İnsanoğlunun bu lanetli macerasına Tanrı da sessiz kalmadı. Sınamak için mi yoksa doğrusunu öğretmek amacıyla mı olduğunu anlayamasak da şöyle söyledi milattan hemen sonra:
"Önce kelime vardı."
İnsanlar rahat durmadılar. Çin'den Bulgaristan'a, Mezopotamya'dan Mısır'a kadar birçok yerde "kitaplar" yazdılar. Kelimelerle oynayıp, huzurlarını kaçırdılar. Tanrı'yı kızdırdılar. Bu sefer 600 yılı başlarında, yine çok kısa bir ihtar yediler Yaratıcı'dan:
"Oku!"
Okudular. Yalnız "Yaradan Rablerinin ismiyle" değil, birçok isimle birlikte okudular. Bazıları isimlerini yazmak hadsizliğinde bulundu.
Decameron'da Boccaccio Avrupa'ya hikâye öğretirken; Şehrezat sultana 1001. gece masalını anlatmayı yeni bitirmişti Doğu'da.
1400'lerin yarısında Gutenberg bilinen matbaaya hızlı ve çok baskı yapma tekniğini getirdi. Pandora'nın kutusu artık kapanmamak üzere açılmıştı.
Sheakspeare geldi sonra. Victor Hugo rüzgar gibi geçti. Dostoyevski ve Tolstoy, bu kadar kütük bir millete üstelik aynı zaman zarfında geldilerse, "Tanrı yoktur" diyenle kavga etmek hakkımızdır.
Burada Kemal'in erkek sesinden çok önce, Fuzulî yine "şikâyetçi" iken; Yusuf Has Hacib Orhun Anıtları'na bakarak bir şeyler karalıyordu defterine.
Sonra, sonrası malûm. Doğu'dan Batı'ya, Kuzey'den Güney'e akan "nehir" debisini muhafaza ediyor. Lanet sürüyor.
Bazen kitaplar, bazen yazarlar, bazen her ikisi birden yakılsa da, insanoğlu "bilmek" denilen şeyden daha fazla "aramak" fiilini sevdiğini her seferinde kanıtlıyor.
İnsan neden yazar?
Şimdi, bu kadar şeyden sonra insan neden yazar sorusu, artık cevaplanmaya değer bir hüviyet kazanıyor.
Fakat ne cevap vermeli? "Okunmak için" desek yavan, "takdir görmek için" desek kısır, "anlaşılmak için" desek yetersiz, "doğruları aktarmak için" desek yalan, "yalnızca maddi şeyler için" desek yanlış olacak.

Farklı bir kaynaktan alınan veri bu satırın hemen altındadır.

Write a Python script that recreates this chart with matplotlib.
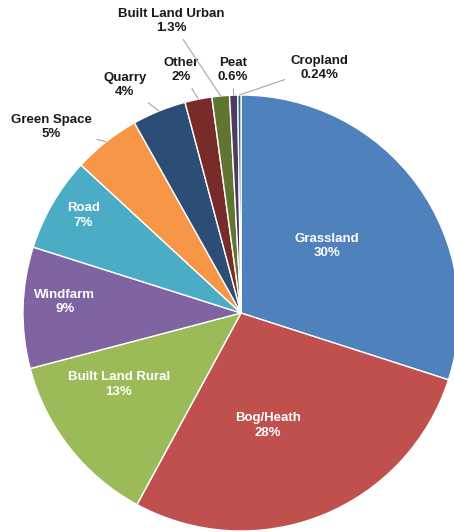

"Hepsi birden" desek, bu sefer de eksik kalacak. İnsan, hakikaten neden yazar? Bu sorunun tek bir cevabı yok. Tek olmayan cevaplardan herkes istediği kadarını arka arkaya ekleyebilir. Zevk meselesi.
Fakat esas garip olan 5500 seneyi aşkın zamandır yazdığımız hâlde, neden yazdığımızı "tek kelimeyle" ifade edememiş olmamızdır. Lânettendir belki... Belki de âdettendir, bilemiyorum.